Page:Groulx - Mes mémoires tome I, 1970.djvu/301

Cette page a été validée par deux contributeurs.
291
deuxième volume 1915-1920

Je viens de le dire : l’abbé Hébert avait vécu le meilleur de sa vie dans l’ombre d’un collège. Éducateur-né, il apporte à l’œuvre insigne les qualités qui en rendent digne. Les témoins de sa vie peuvent l’attester : il s’écrasera de travail pour ne point trahir son ministère. Méditatif, d’une vie intérieure profonde, il sera remarquablement de son temps. Je le range dans l’équipe de ces jeunes prêtres qui, après 1900, s’emploient à éveiller, dans la jeunesse, l’inquiétude religieuse et patriotique. Le problème national, ils s’efforcent de le dégager des étroites lisières du problème politique. Vingt ans au moins avant l’établissement officiel de l’Action catholique, ils essaient de montrer à la jeunesse laïque son rôle dans l’Église. À Valleyfield, l’abbé Hébert, je puis le dire, marque une génération de collégiens. Ce n’est pas lui qui eût pensé s’acquitter de sa tâche d’éducateur en formant des jeunes gens sans racine, sans prise sur le réel, non plus que des jeunes chrétiens d’un christianisme spéculatif, désincarné, fantômes précoces qu’on voit s’avancer dans la vie, les yeux clos sur ce qui se passe autour d’eux. Je rencontre parfois quelques-uns de ses anciens : ils n’ont pas oublié avec quelle verve originale, quelle conviction conquérante, il leur enseignait et leur religion et l’histoire de leur pays ! Pour concilier les deux tendances apparemment divergentes de l’universalisme et de l’incarnation de la foi catholique, il aimait répéter : « Tout l’univers dans les yeux, mais les pieds quelque part. » On ne sera pas étonné de le voir intimement mêlé, en son collège, à la seconde Croisade d’adolescents, celle de 1910 à 1914.

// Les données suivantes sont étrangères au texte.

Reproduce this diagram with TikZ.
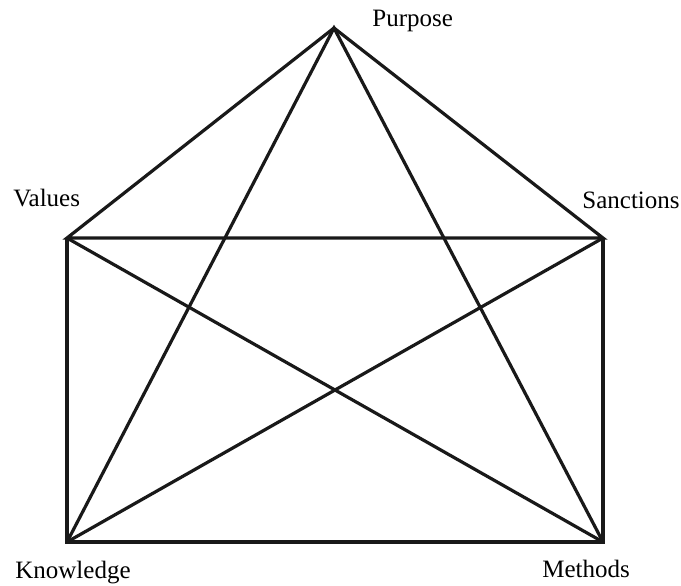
\documentclass[tikz,border=0pt]{standalone}
\usepackage{fontspec}
\setmainfont{Liberation Serif}
\usepackage{tikz}
\usetikzlibrary{positioning}

\begin{document}
\begin{tikzpicture}[
  x=0.5pt,
  y=-0.5pt,
  edge/.style={line width=1.6pt, line join=miter, black!90},
  label/.style={font=\fontsize{12.5}{15}\selectfont, inner sep=0pt, anchor=base west}
]

  % Fix the page to the reference size.
  \useasboundingbox (0,0) rectangle (681,585);

  % Corner points of the house.
  \coordinate (purpose)   at (334,28);
  \coordinate (values)    at (67,238);
  \coordinate (sanctions) at (603,238);
  \coordinate (knowledge) at (67,542);
  \coordinate (methods)   at (603,542);

  % Roof and walls.
  \draw[edge] (purpose) -- (values) -- (sanctions) -- cycle;
  \draw[edge] (values) -- (knowledge) -- (methods) -- (sanctions);

  % Inner star lines.
  \draw[edge] (knowledge) -- (purpose) -- (methods);
  \draw[edge] (values) -- (methods);
  \draw[edge] (sanctions) -- (knowledge);

  % Labels.
  \node[label] (purposelabel)   at (372,26)  {Purpose};
  \node[label] (valueslabel)    at (13,206)  {Values};
  \node[label] (sanctionslabel) at (582,208) {Sanctions};
  \node[label] (knowledgelabel) at (15,578)  {Knowledge};
  \node[label] (methodslabel)   at (542,577) {Methods};

\end{tikzpicture}
\end{document}
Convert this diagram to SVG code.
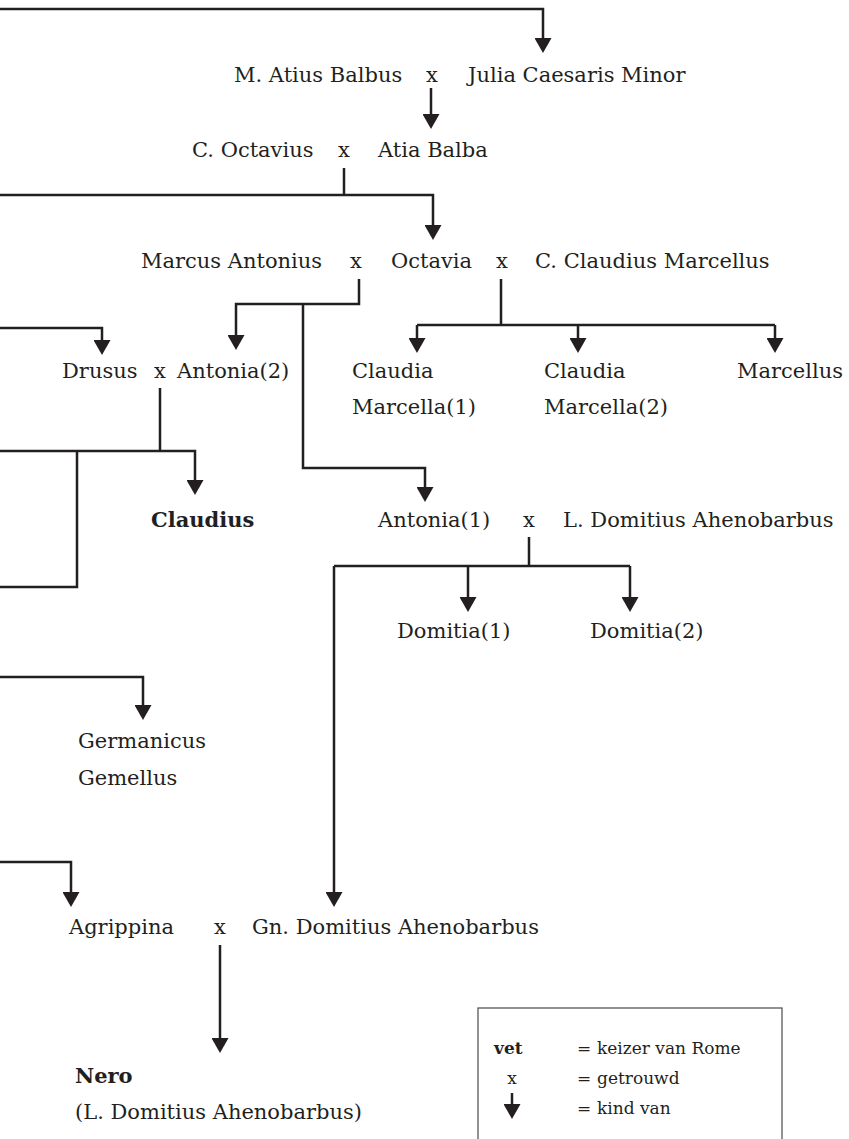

Je regardai se fermer cette tombe et je n’ai jamais si bien compris les deux sens du mot « souvenir » : survivance dans la mémoire, mais aussi évocation de l’irrévocable, d’un passé mort. Un souvenir, je le sentis, ne mourrait jamais en moi. Mais quelque chose était bien mort, ô mon ami, ces années qu’ensemble nous avions si fraternellement vécues.